I saw lots of beautiful things at the river the other day. There was rushing water exploding over rocks and branches and pushing the boundaries of the riverbank with it’s powerful force. There were blues and greens and browns and even some reds in the trees. And then, there was this beautiful little violet. In January? Yep. In January. I guess the warm weather had coaxed it from staying underground. It emerged from the vast covering of brown leaves and was a sweet little breath of fresh air to see. Fragile, beautiful, unexpected.
I was thankful that I wasn’t in the mode that I so often am….busy, moving fast, rushing, kind of like the waters that were moving fast downstream. No, on this day, I was deliberately choosing time to think, pray, write. If I hadn’t been in that mode, I’m certain I would’ve moved past that little violet and never even seen it, or heaven-forbid, even stomped it out unknowingly. And then, that fragile, beautiful, unexpected surprise would’ve been missed. Was it a big earth shaking event? Of course not. Did it give me joy and make me pause and smile? Yep, it did. Just a little violet.

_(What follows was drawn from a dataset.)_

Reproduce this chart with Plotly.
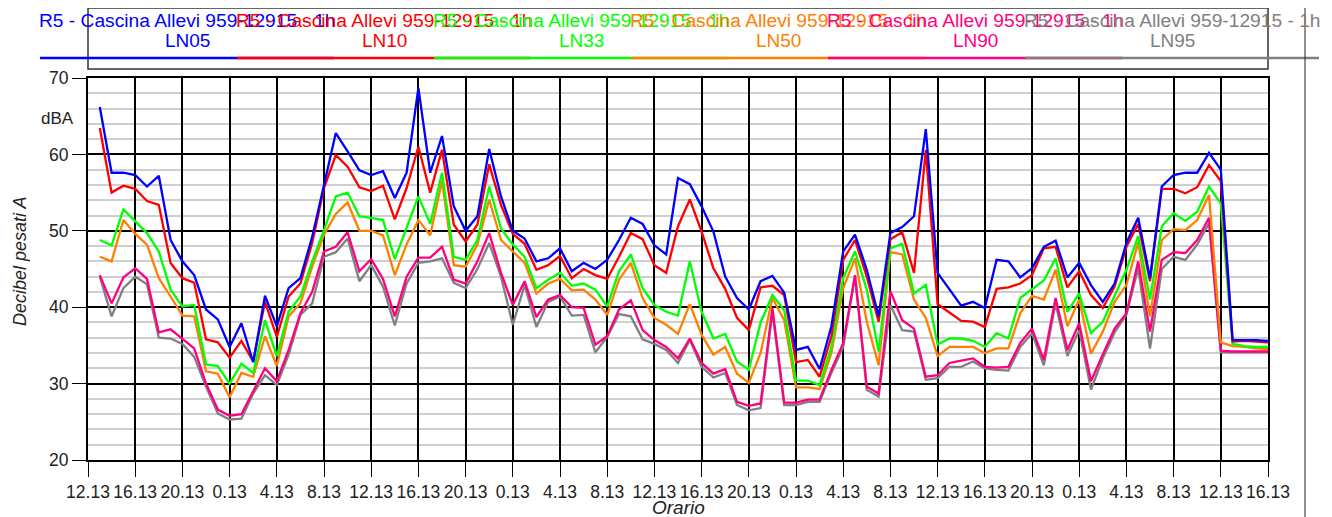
import plotly.graph_objects as go

# hours elapsed since 12.13 of the first day (hourly samples)
hours = list(range(1, 101))

tick_hours = list(range(0, 101, 4))
tick_labels = ["12.13", "16.13", "20.13", "0.13", "4.13", "8.13",
               "12.13", "16.13", "20.13", "0.13", "4.13", "8.13",
               "12.13", "16.13", "20.13", "0.13", "4.13", "8.13",
               "12.13", "16.13", "20.13", "0.13", "4.13", "8.13",
               "12.13", "16.13"]

series_names = ["LN05", "LN10", "LN33", "LN50", "LN90", "LN95"]
station = "R5 - Cascina Allevi 959-12915 - 1h"
colors = ["#0000FF", "#FF0000", "#00FF00", "#FF8000", "#FF0080", "#808080"]

ln05 = [66.2, 57.6, 57.6, 57.3, 55.8, 57.2, 48.8, 46.0, 44.2, 39.7,
        38.4, 34.8, 37.9, 32.8, 41.5, 37.5, 42.5, 43.8, 49.2, 56.2,
        62.8, 60.4, 57.9, 57.3, 57.8, 54.3, 57.6, 68.7, 57.6, 62.4,
        53.2, 50.0, 51.9, 60.7, 54.5, 50.0, 49.0, 46.0, 46.4, 47.7,
        44.7, 45.8, 45.0, 46.2, 48.8, 51.7, 50.9, 48.1, 46.9, 56.9,
        56.1, 53.2, 49.9, 44.0, 41.2, 39.7, 43.4, 44.1, 41.9, 34.4,
        34.8, 31.9, 37.5, 47.3, 49.5, 44.9, 38.8, 49.7, 50.5, 51.9,
        63.3, 44.5, 42.3, 40.2, 40.7, 39.9, 46.2, 46.0, 43.9, 45.1,
        47.9, 48.7, 43.9, 45.8, 42.9, 40.7, 43.1, 48.4, 51.7, 43.8,
        55.8, 57.3, 57.6, 57.6, 60.2, 58.0, 35.7, 35.7, 35.7, 35.6]

ln10 = [63.45, 55.0, 55.9, 55.5, 53.9, 53.4, 45.8, 43.8, 43.2, 35.8,
        35.4, 33.4, 35.6, 32.9, 40.7, 36.1, 41.4, 43.1, 48.4, 55.6,
        59.9, 58.4, 55.7, 55.2, 55.9, 51.5, 55.6, 61.0, 55.0, 60.6,
        50.8, 48.6, 50.8, 58.7, 53.4, 49.6, 48.3, 44.9, 45.5, 46.7,
        43.8, 45.0, 44.2, 43.7, 46.6, 49.7, 48.9, 45.5, 44.5, 50.6,
        54.1, 49.9, 45.1, 42.4, 38.6, 37.0, 42.6, 42.8, 41.6, 32.8,
        33.1, 30.9, 36.2, 46.2, 48.8, 44.0, 38.1, 48.9, 49.8, 44.5,
        60.6, 40.4, 39.3, 38.2, 38.1, 37.4, 42.4, 42.6, 43.1, 44.2,
        47.7, 47.9, 42.6, 44.7, 41.6, 39.9, 42.7, 47.9, 50.9, 43.4,
        55.5, 55.5, 54.9, 55.7, 58.6, 56.5, 35.5, 35.6, 35.5, 35.4]

ln33 = [48.8, 48.1, 52.8, 51.2, 49.7, 47.3, 42.3, 40.1, 40.3, 32.5,
        32.3, 30.0, 32.6, 31.4, 38.3, 33.6, 39.4, 41.4, 46.0, 50.1,
        54.5, 55.0, 51.9, 51.7, 51.4, 46.3, 50.3, 54.5, 50.9, 57.6,
        46.6, 46.2, 48.8, 55.8, 50.3, 48.2, 46.6, 42.5, 43.6, 44.5,
        42.8, 43.1, 42.3, 40.1, 44.7, 46.9, 42.5, 40.3, 39.4, 38.9,
        46.0, 39.4, 35.9, 36.5, 32.9, 31.8, 38.0, 41.6, 39.6, 30.4,
        30.4, 29.8, 34.8, 43.8, 47.3, 42.3, 34.2, 47.7, 48.3, 41.8,
        42.9, 35.1, 35.9, 35.9, 35.6, 34.8, 36.6, 35.9, 41.2, 42.4,
        43.5, 46.4, 39.4, 41.8, 36.6, 38.1, 41.6, 44.9, 49.3, 41.0,
        50.6, 52.3, 51.3, 52.5, 55.8, 53.6, 35.2, 34.9, 34.8, 34.8]

ln50 = [46.6, 46.0, 51.4, 49.6, 48.2, 43.8, 41.4, 38.9, 38.8, 31.6,
        31.3, 28.2, 31.4, 30.9, 36.2, 32.3, 38.8, 40.5, 45.3, 49.5,
        52.2, 53.7, 50.0, 50.0, 49.4, 44.2, 48.2, 51.4, 49.4, 56.5,
        45.5, 45.3, 48.2, 54.1, 48.8, 47.3, 45.8, 41.8, 43.1, 43.7,
        42.2, 42.3, 41.0, 39.0, 43.6, 45.8, 41.2, 38.6, 37.7, 36.5,
        40.4, 36.4, 33.8, 34.8, 31.3, 30.1, 34.0, 41.2, 38.3, 29.5,
        29.5, 29.3, 34.0, 42.5, 46.4, 38.1, 32.4, 47.2, 46.9, 41.0,
        38.6, 33.6, 34.8, 34.8, 34.8, 34.0, 34.6, 34.6, 39.2, 41.5,
        41.0, 44.9, 37.5, 41.0, 33.9, 36.8, 40.7, 42.9, 48.5, 38.8,
        48.8, 50.2, 50.1, 51.4, 54.7, 35.4, 34.9, 34.8, 34.6, 34.5]

ln90 = [44.2, 40.5, 43.9, 45.1, 43.7, 36.7, 37.1, 35.9, 34.6, 30.0,
        26.6, 25.8, 26.0, 29.0, 32.0, 30.3, 34.4, 39.2, 42.0, 47.3,
        47.9, 49.8, 44.7, 46.3, 43.7, 38.8, 44.0, 46.5, 46.5, 47.9,
        43.6, 43.1, 46.0, 49.7, 44.5, 40.3, 43.4, 38.7, 41.0, 41.6,
        40.0, 39.9, 35.1, 36.2, 39.7, 40.9, 37.0, 35.7, 34.8, 33.3,
        35.9, 32.7, 31.3, 31.9, 27.6, 27.1, 27.4, 39.9, 27.5, 27.5,
        27.9, 27.9, 31.8, 35.3, 44.2, 29.6, 28.7, 42.1, 38.3, 37.2,
        30.9, 31.1, 32.7, 33.0, 33.3, 32.2, 32.1, 32.2, 35.3, 37.2,
        33.1, 41.2, 34.4, 37.9, 30.3, 33.8, 37.2, 39.2, 46.0, 36.8,
        46.2, 47.2, 47.1, 48.8, 51.7, 34.3, 34.2, 34.2, 34.2, 34.2]

ln95 = [44.0, 38.8, 42.5, 44.0, 43.0, 36.0, 35.9, 35.2, 33.5, 29.6,
        26.1, 25.3, 25.4, 28.7, 31.1, 29.8, 33.8, 39.0, 40.5, 46.6,
        47.2, 49.0, 43.4, 45.5, 42.7, 37.6, 43.1, 45.8, 46.0, 46.4,
        43.2, 42.5, 45.0, 48.4, 44.0, 37.7, 42.9, 37.4, 40.7, 41.4,
        38.9, 39.0, 34.1, 36.1, 39.1, 38.8, 35.8, 35.2, 34.4, 32.7,
        35.7, 32.2, 30.8, 31.4, 27.2, 26.5, 26.8, 39.4, 27.2, 27.2,
        27.6, 27.6, 31.4, 34.8, 44.0, 29.2, 28.3, 40.3, 37.0, 36.8,
        30.5, 30.7, 32.2, 32.2, 32.9, 32.0, 31.8, 31.7, 34.8, 36.6,
        32.4, 40.5, 33.6, 37.0, 29.2, 33.3, 36.7, 39.0, 45.1, 34.6,
        45.0, 46.6, 46.2, 48.2, 51.0, 34.1, 34.1, 34.1, 34.1, 34.1]

all_series = [ln05, ln10, ln33, ln50, ln90, ln95]

FONT = "Arial, Liberation Sans, sans-serif"

fig = go.Figure()
# draw from LN95 up to LN05 so the upper percentiles sit on top
for name, vals, col in reversed(list(zip(series_names, all_series, colors))):
    fig.add_trace(go.Scatter(x=hours, y=vals, mode="lines", name=name,
                             line=dict(color=col, width=2.3),
                             hoverinfo="skip", showlegend=False))

# The page body adds an 8px offset; work in page pixels, then convert.
OFF = 8
FIG_W, FIG_H = 1332 - OFF, 517 - OFF
L, R, T, B = 88, 1268, 78, 460          # plot area in page pixels
W = R - L
H = B - T
def px(x):
    return (x - L) / W
def py(y):
    return (B - y) / H

annotations = []
shapes = []

# custom legend box
shapes.append(dict(type="rect", xref="paper", yref="paper",
                   x0=px(88), x1=px(1268), y0=py(69), y1=py(8),
                   line=dict(color="#333333", width=1.5), fillcolor="rgba(0,0,0,0)",
                   layer="above"))
for k, (name, col) in enumerate(zip(series_names, colors)):
    cx = 187 + 197 * k
    annotations.append(dict(text=station, x=px(cx), y=py(21), xref="paper", yref="paper",
                            showarrow=False, xanchor="center", yanchor="middle",
                            font=dict(family=FONT, size=19.2, color=col)))
    annotations.append(dict(text=name, x=px(cx), y=py(41), xref="paper", yref="paper",
                            showarrow=False, xanchor="center", yanchor="middle",
                            font=dict(family=FONT, size=19, color=col)))
    shapes.append(dict(type="line", xref="paper", yref="paper",
                       x0=px(cx - 147), x1=px(cx + 147), y0=py(58), y1=py(58),
                       line=dict(color=col, width=2.5), layer="above"))

# right vertical separator line
shapes.append(dict(type="line", xref="paper", yref="paper",
                   x0=px(1305), x1=px(1305), y0=py(517), y1=py(0),
                   line=dict(color="#222222", width=1), layer="above"))

# unit label and axis titles
annotations.append(dict(text="dBA", x=px(57), y=py(118), xref="paper", yref="paper",
                        showarrow=False, xanchor="center", yanchor="middle",
                        font=dict(family=FONT, size=17, color="#222222")))
annotations.append(dict(text="<i>Orario</i>", x=px(678), y=py(507), xref="paper", yref="paper",
                        showarrow=False, xanchor="center", yanchor="middle",
                        font=dict(family=FONT, size=19, color="#222222")))
annotations.append(dict(text="<i>Decibel pesati A</i>", x=px(20), y=py(262), xref="paper",
                        yref="paper", showarrow=False, textangle=-90, borderpad=0,
                        xanchor="center", yanchor="middle",
                        font=dict(family=FONT, size=18, color="#222222")))

fig.update_layout(
    width=FIG_W, height=FIG_H, autosize=False,
    margin=dict(l=L - OFF, r=FIG_W - (R - OFF), t=T - OFF, b=FIG_H - (B - OFF), pad=0),
    paper_bgcolor="white", plot_bgcolor="white",
    font=dict(family=FONT, color="#222222"),
    annotations=annotations, shapes=shapes,
    xaxis=dict(range=[0, 100], tickmode="array", tickvals=tick_hours, ticktext=tick_labels,
               showgrid=True, gridcolor="#000000", gridwidth=2, zeroline=False,
               ticks="outside", ticklen=15, tickwidth=1.2, tickcolor="#000000",
               showline=True, linecolor="#000000", linewidth=2, mirror=True,
               tickfont=dict(family=FONT, size=17.5, color="#222222")),
    yaxis=dict(range=[20, 70], tickmode="linear", tick0=20, dtick=10,
               showgrid=True, gridcolor="#000000", gridwidth=2, zeroline=False,
               ticks="outside", ticklen=14, tickwidth=1.2, tickcolor="#000000",
               showline=True, linecolor="#000000", linewidth=2, mirror=True,
               minor=dict(dtick=2, showgrid=True, gridcolor="#cfcfcf", gridwidth=2),
               tickfont=dict(family=FONT, size=17.5, color="#222222")),
)

fig.write_html("out.html")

So here’s the thing. I’m hopeful for a new year. Haven’t made any resolutions (and honestly, don’t plan to…) But I’m hopeful. I’m hopeful that I can plan, be efficient, yada, yada, yada, ….SO THAT I can be in the moment and make the most of my days. I want to be in the moment so as not to miss the fragile, the beautiful, the unexpected gifts in life. I don’t want to rush through, even though there will always be lots of busy-ness. I don’t want to trample through life unaware. I just want to be like that little violet…growing, beautiful, reaching toward the Light, giving hope to others. And that won’t happen if I’m like that river rushing through, always moving, making noise, thundering through, but never impacting. God only knows I’ve probably missed countless moments in the lives of those I love, those I work with, etc, simply because I was rushing, and my mind was two steps ahead instead of right where I am. And worse than rushing is worry. Phew…worry about tomorrow makes it really impossible to miss out on the little blessings in the here and now becuase we’re so focused on what will be rather than what is.
I’m thankful that God gives us that picture of being just that. In the moment. The “I Am”, not “I was” or “I will be”. God is the “I Am” in the here and now. Available. Aware. Present. I think keeping that in mind will help me to not trample through my days, my moments like a bull in a china shop…surrounded by beauty, but totally unaware and ill-equipped to enjoy it. I think knowing that God is right here in the here and now helps keep things in perspective…not just with regards to life goals and hopes and dreams and all that, but even just with regards to being able to stop and smile at the little things, the gifts, the people that surround us.
So here’s to the beauty…the fragile, the unexpected surprises in lives. Whether it be seeing a purple violet, or getting a call from a long lost friend, or receiving a pat on the back from a co-worker…here’s to being able to take it all in, one little itty bitty moment at a time. Here’s to being aware, being available, being present, be-ing period. And here’s to being like that little violet…unexpected, present, … one little blast of beauty and life in a sea of brown crunchy lifeless leaves. Here’s to blooming in a world that often rushes past the little violets. Here’s to blooming any way because we were created to bloom, not merely to be seen. Here’s to hope that blooms where it’s planted. Here’s to a year of doing just that. Not because we want to be seen….merely because we were created to grow…and when we do, that’s a beautiful thing.
“And why do you worry about clothes? See how the flowers of the field grow. They do not labor or spin. 29 Yet I tell you that not even Solomon in all his splendor was dressed like one of these.”